More for the Shy, Creative Professional

By Lori Chance I’m a writer. As a writer, I love being near my computer. I can spend days hiding in my office and not even realize it. And yet, I also need to build my business.

I know many creative professionals who enjoy their computers so much that they have learned how to build their businesses completely online. But I also hear about the many frustrations they experience such as: having to compete for every penny, having to figure out which requests for free samples are from serious professionals and which ones are from people trying to take advantage, figuring out how to avoid the frequent online scams, and even the realization that no matter how many clients they succeed with, it’s as if they’re always getting started in business rather than building a solid baseline.

Wouldn’t it be nice if there were a better way to do business? I believe there is.

Face to face networking with real live people.

I know. I know. Creative professionals aren’t exactly known for being the most comfortable in groups, but it does work, and there are far more benefits to it than you might think.

I remember the first networking group I attended. I had the opportunity to share a little information about myself and my business. Although I had time to prepare, I was a nervous wreck. I’d practiced and practiced my 60 seconds for a week, but when it was my turn to actually speak, I stood up, hyperventilated, and sat back down. I think I may have gotten out my name, but I don’t remember.

I was determined to make it work though, so I kept going back. Three years later I’m able not only to give a 60-second presentation in front of 15 people, I’m doing trainings and presentations in front of 50 or more people on a regular basis – something I never thought I’d be doing, let alone enjoying.

By getting out from behind my desk, I have not only overcome shyness, I have built a business that comes to me instead of me having to chase after it. Meeting people face to face allows me to build relationships with professionals who are fun to work with, want to see me succeed, truly appreciate what I offer, and who are not only willing to refer more business to me, but actively work on doing so. And I don’t have to worry about falling prey to an online phishing scams.

If you’ve got a ton of creative writing talent and want to build a business that’s fun, but find it incredibly challenging to get out from behind your computer due to shyness, here are a few things I’d recommend:

1. When you first walk into a networking group, most likely people will be milling around and trying to get to know one another. Come prepared with one or two questions in mind that will get the other person talking. I found that the more I got the other person talking, the more comfortable I got. Ironically enough, they always thought I was a great conversationalist because I listened.

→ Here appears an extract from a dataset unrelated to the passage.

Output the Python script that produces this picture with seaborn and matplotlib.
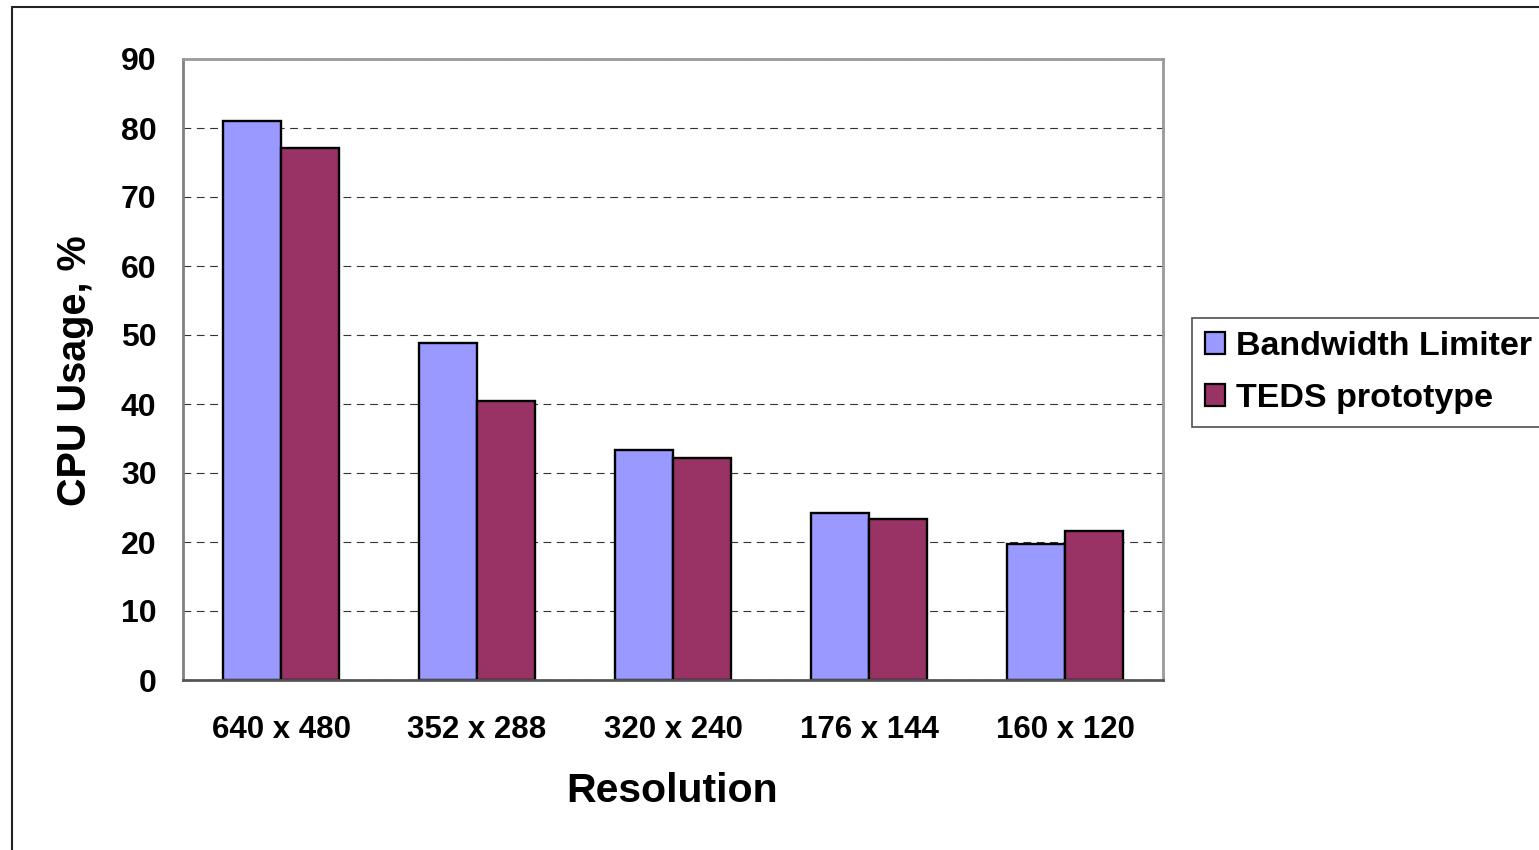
import matplotlib
matplotlib.use("Agg")
import matplotlib.pyplot as plt
import seaborn as sns
import pandas as pd
from matplotlib.lines import Line2D
from matplotlib.patches import Patch

# CPU usage per video resolution for the two implementations
resolutions = ["640 x 480", "352 x 288", "320 x 240", "176 x 144", "160 x 120"]
bandwidth_limiter = [81.0, 48.9, 33.3, 24.2, 19.7]
teds_prototype = [77.1, 40.4, 32.2, 23.4, 21.6]
series_names = ["Bandwidth Limiter", "TEDS prototype"]
series_colors = ["#9999FF", "#993366"]
y_ticks = [0, 10, 20, 30, 40, 50, 60, 70, 80, 90]

df = pd.DataFrame({
    "Resolution": resolutions * 2,
    "CPU": bandwidth_limiter + teds_prototype,
    "Series": [series_names[0]] * len(resolutions) + [series_names[1]] * len(resolutions),
})

sns.set_theme(style="white")
plt.rcParams["font.family"] = ["Liberation Sans", "DejaVu Sans"]
plt.rcParams["font.weight"] = "bold"
plt.rcParams["text.color"] = "black"
plt.rcParams["axes.labelcolor"] = "black"

W, H = 1539, 850
fig = plt.figure(figsize=(W / 100, H / 100), dpi=100)
fig.patch.set_facecolor("white")
ax = fig.add_axes([183 / W, 1 - 680 / H, 980 / W, 621 / H])

sns.barplot(
    data=df, x="Resolution", y="CPU", hue="Series",
    order=resolutions, hue_order=series_names,
    palette=series_colors, width=0.59, saturation=1,
    edgecolor="black", linewidth=1.7, errorbar=None, ax=ax, legend=False,
)

ax.set_xlim(-0.5, len(resolutions) - 0.5)
ax.set_ylim(y_ticks[0], y_ticks[-1])
ax.set_yticks(y_ticks)
ax.set_yticklabels([str(v) for v in y_ticks], fontsize=23, fontweight="bold")
ax.set_xticks(range(len(resolutions)))
ax.set_xticklabels(resolutions, fontsize=22.5, fontweight="bold")
ax.set_xticks([i - 0.5 for i in range(len(resolutions) + 1)], minor=True)

ax.tick_params(axis="x", which="major", length=0, pad=25, colors="black")
ax.tick_params(axis="x", which="minor", length=7, width=1.2, color="#333333", direction="out")
ax.tick_params(axis="y", which="major", length=7, width=1.2, color="#333333", direction="out", pad=12)
ax.tick_params(axis="both", labelcolor="black")

# dashed horizontal gridlines
ax.set_axisbelow(True)
ax.yaxis.grid(True, color="#333333", linestyle=(0, (7, 5)), linewidth=0.8)
ax.xaxis.grid(False)

for side, col in [("left", "#808080"), ("top", "#999999"), ("right", "#999999"), ("bottom", "#555555")]:
    ax.spines[side].set_visible(True)
    ax.spines[side].set_color(col)
    ax.spines[side].set_linewidth(2)
    ax.spines[side].set_zorder(3)

ax.set_xlabel("Resolution", fontsize=29.5, fontweight="bold", color="black")
ax.set_ylabel("CPU Usage, %", fontsize=28.5, fontweight="bold", color="black")
ax.xaxis.set_label_coords((672 - 183) / 980, (680 - 791) / 621)
ax.xaxis.label.set_verticalalignment("center")
ax.yaxis.set_label_coords((75 - 183) / 980, (680 - 371) / 621)
ax.yaxis.label.set_verticalalignment("center")

handles = [Patch(facecolor=c, edgecolor="black", linewidth=1.6) for c in series_colors]
leg = fig.legend(
    handles, series_names, loc="upper left", mode="expand",
    bbox_to_anchor=(1192 / W, 1 - 318 / H, 0.3, 0), bbox_transform=fig.transFigure,
    frameon=True, fancybox=False, borderaxespad=0, borderpad=0.38,
    handlelength=0.6, handleheight=0.6, handletextpad=0.3, labelspacing=0.62,
    prop={"size": 24.5, "weight": "bold", "family": ["Liberation Sans", "DejaVu Sans"]},
)
leg.get_frame().set_edgecolor("#222222")
leg.get_frame().set_linewidth(1.2)

# outer chart frame (left and top edges visible)
fig.add_artist(Line2D([12 / W, 12 / W], [0, 1 - 7 / H], transform=fig.transFigure, color="#222222", linewidth=1.5))
fig.add_artist(Line2D([12 / W, 1], [1 - 7 / H, 1 - 7 / H], transform=fig.transFigure, color="#222222", linewidth=1.5))

fig.savefig("out.png", dpi=100, facecolor="white")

What I learned later was that listening and asking questions was what would make me stand out among other professionals in their minds, later.

2. If you have the opportunity to say a few words to the entire group, take it. No matter how well (or bad) you think it might go, people are far more understanding than you might think. The number one fear for people is public speaking. But here’s a tip: you don’t have to look them in the eye. If you look at their foreheads or right about their hairline, it will appear to them as if you’re looking them in the eye, but it’s far less nerve-racking for you.

3. No running away. Find a networking group that you can get involved in and build solid one-to-one relationships. The more people get to know, like, and trust you, the easier it becomes to talk in front of them. Plus, they’ll often share their tips for success with you.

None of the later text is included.